** start **

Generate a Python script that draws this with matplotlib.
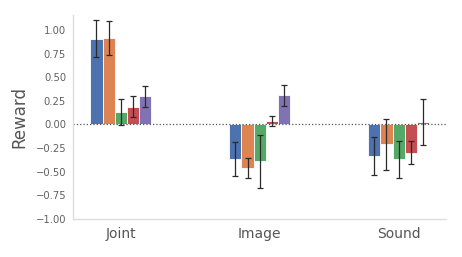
import numpy as np
import matplotlib.pyplot as plt

categories = ["Joint", "Image", "Sound"]
colors = ["#4C72B0", "#DD8452", "#55A868", "#C44E52", "#8172B3"]

# one list per series (bar colour), values for Joint / Image / Sound
means = [
    [0.91, -0.37, -0.33],
    [0.92, -0.46, -0.21],
    [0.13, -0.39, -0.37],
    [0.19, 0.04, -0.30],
    [0.30, 0.31, 0.025],
]
errors = [
    [0.20, 0.18, 0.20],
    [0.18, 0.11, 0.27],
    [0.14, 0.28, 0.20],
    [0.11, 0.055, 0.12],
    [0.11, 0.11, 0.24],
]

fig = plt.figure(figsize=(4.62, 2.57), dpi=100)
ax = fig.add_axes([0.158, 0.148, 0.807, 0.794])

x = np.arange(len(categories))
w = 0.088
for i in range(len(means)):
    ax.bar(x + (i - 2) * w, means[i], w, color=colors[i], edgecolor="white",
           linewidth=0.6, yerr=errors[i], capsize=2.2,
           error_kw=dict(ecolor="#2a2a2a", elinewidth=0.9, capthick=0.9))

ax.axhline(0, color="#555555", linestyle=":", linewidth=0.9)

ax.set_xlim(-0.345, 2.34)
ax.set_ylim(-1.0, 1.16)
yt = np.arange(-1.0, 1.01, 0.25)
ax.set_yticks(yt)
ax.set_yticklabels([f"{v:.2f}".replace("-", "\u2212") for v in yt])
ax.set_xticks(x)
ax.set_xticklabels(categories)
ax.tick_params(axis="y", length=0, labelsize=7.2, labelcolor="#606060", pad=5)
ax.tick_params(axis="x", length=0, labelsize=10, labelcolor="#555555", pad=6)
ax.set_ylabel("Reward", fontsize=12, color="#555555")
ax.yaxis.set_label_coords(-0.12, 0.5)

for s in ["top", "right"]:
    ax.spines[s].set_visible(False)
for s in ["left", "bottom"]:
    ax.spines[s].set_color("#dddddd")
    ax.spines[s].set_linewidth(1)

fig.savefig("out.png", dpi=100)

** end **

**WHAT IS NEEDED**
Go through the listing above and write it out again exactly, dropping the pictures.

**COMPLETE OUTPUT**
Generate a Python script that draws this with matplotlib.
import numpy as np
import matplotlib.pyplot as plt

categories = ["Joint", "Image", "Sound"]
colors = ["#4C72B0", "#DD8452", "#55A868", "#C44E52", "#8172B3"]

# one list per series (bar colour), values for Joint / Image / Sound
means = [
    [0.91, -0.37, -0.33],
    [0.92, -0.46, -0.21],
    [0.13, -0.39, -0.37],
    [0.19, 0.04, -0.30],
    [0.30, 0.31, 0.025],
]
errors = [
    [0.20, 0.18, 0.20],
    [0.18, 0.11, 0.27],
    [0.14, 0.28, 0.20],
    [0.11, 0.055, 0.12],
    [0.11, 0.11, 0.24],
]

fig = plt.figure(figsize=(4.62, 2.57), dpi=100)
ax = fig.add_axes([0.158, 0.148, 0.807, 0.794])

x = np.arange(len(categories))
w = 0.088
for i in range(len(means)):
    ax.bar(x + (i - 2) * w, means[i], w, color=colors[i], edgecolor="white",
           linewidth=0.6, yerr=errors[i], capsize=2.2,
           error_kw=dict(ecolor="#2a2a2a", elinewidth=0.9, capthick=0.9))

ax.axhline(0, color="#555555", linestyle=":", linewidth=0.9)

ax.set_xlim(-0.345, 2.34)
ax.set_ylim(-1.0, 1.16)
yt = np.arange(-1.0, 1.01, 0.25)
ax.set_yticks(yt)
ax.set_yticklabels([f"{v:.2f}".replace("-", "\u2212") for v in yt])
ax.set_xticks(x)
ax.set_xticklabels(categories)
ax.tick_params(axis="y", length=0, labelsize=7.2, labelcolor="#606060", pad=5)
ax.tick_params(axis="x", length=0, labelsize=10, labelcolor="#555555", pad=6)
ax.set_ylabel("Reward", fontsize=12, color="#555555")
ax.yaxis.set_label_coords(-0.12, 0.5)

for s in ["top", "right"]:
    ax.spines[s].set_visible(False)
for s in ["left", "bottom"]:
    ax.spines[s].set_color("#dddddd")
    ax.spines[s].set_linewidth(1)

fig.savefig("out.png", dpi=100)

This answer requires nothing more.